My resource for this painting is a photo taken when I was in Jackson Hold this Fall.
My studio is a glassed in sun porch without heat. The greenhouse effect and a space heater always makes it quite comfy in the winter, but not with the polar vortex cold wave, I moved my easel and paints into the kitchen and it's really cozy. Now I can paint and make vegetable soup at the same time.
As my Mother would say, I am a day late and a dollar short--actually I'm 5 days late in joining Leslie Saeta's 30 Paintings in 30 Days Challenge. http://lesliesaeta.blogspot.com/?m=0
Leslie is a painter (mostly with a palette knife), a workshop giver, an interviewer and giver of podcasts for artists, and a former marketing agent. Every so often she throws out a challenge to make all us painters work harder and we love her for it!
Anyway this is my starting date. I did consider doing a series of one subject, but decided just to paint. It will probably be mostly landscapes.
I will also post them on Facebook each day. If you are not friends with me, please look up my site at Connie Gatlin Snipes. I would like to be your friend!
Painting people is hard work, but I love it. If you get a barn a little too long, no one notices, but a too long nose, a too short mouth, etc and you're in deep trouble. I am working on my figurative painting skills and try to get at least one figure painting done each week.
In honor of Veterans Day, this is my father, who served in WW11. He was in the Pacific on the USS Wisconsin, and wherever we lived there was always a picture of the ship in our hall. The Wisconsin was recomissioned and served in the Gulf War. Although my Dad was no longer with us, my Mother and my sister, and our children went to the ceremony in Pascagoula, MS. It was an electrifying experience walking inside the same ship where my Dad had walked.
Difficult-difficult-and difficult! I could not get a good photo of this painting. It's not nearly as pink as it appears on my screen, has some nice green around the boat, and the sky also did not translate well. I did work with the editing app, but just couldn't get it to look quite like the painting. You'll just have to take my word for it!
This painting is for a new baby in our family. The baby's room has a tree motif begun with a stained glass window, so I continued the tree theme with my painting. The "mommy" did not want anything cutesy or childish so this could theoretically go with him/her to the first apartment. It will be framed in a white plein air frame.

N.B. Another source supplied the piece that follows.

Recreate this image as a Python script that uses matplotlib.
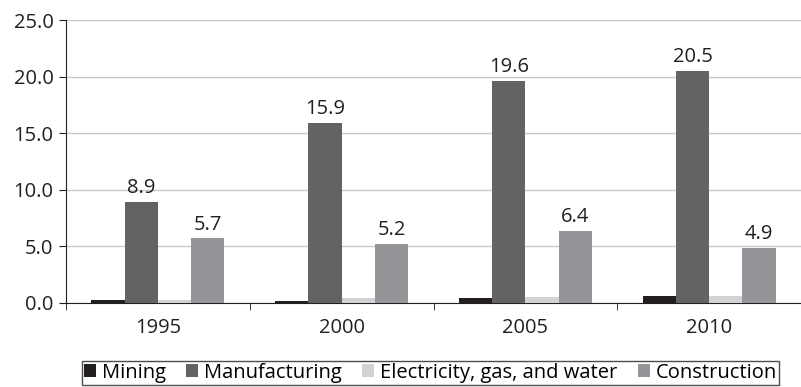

The painting was painted en plein air at Little Sugar Creek here in Charlotte. I pushed the colors slightly to go with the colors in the baby's room.
Although I haven't been posting regularly, I have been painting regularly. It's just that I have such a time with this Windows 8! It took me about an hour (again) tonight to get photos downloaded, find them (that took forever), and edit. I wrote it all down in sequence and hope that will solve the problems.
This barn was painted from a photo I found in a stack of photos I keep around when not painting plein air. I now belong to plein air groups, which I love. Painting with friends is the best!
I seem to have a love affair with hay bales. I've certainly painted quite a few. This is a studio piece painted from a photo from my Nimrod Hall days. Nimrod Hall is sort of an artist's retreat in a rural part of Virginia. Many people go year after year--a tradition with painting and relaxing for a week or two.
You may possibly be wondering where I fell off the earth. Actually, I had to buy a new computer, and I now have The Evil Windows 8. It has been quite the learning curve--I just today figured out how to arrive at Blogger Dashboard.
This little path was found in one of Charlotte's many parks. I just cannot remember which one. I certainly do remember, however, how hot, humid and mosquito ridden it was. I still love to paint outside, and I know it's good for working on painting skills.
This 10 foot sculpture by Pop Artist, Claes Oldenburg, is in the lobby of the Virginia Museum of Fine Art in Richmond. I couldn't find much info on it, although I recognized it immediately from college art history classes. I'm reasonably sure it is not the original one--it's too small for that, only 10- feet. Oldenburg is still alive although in his 80's, I believe.
I was in Richmond this spring for a painting workshop with Ann Blair Brown and visited the museum before leaving for home the last day. By the way, it was an excellent workshop.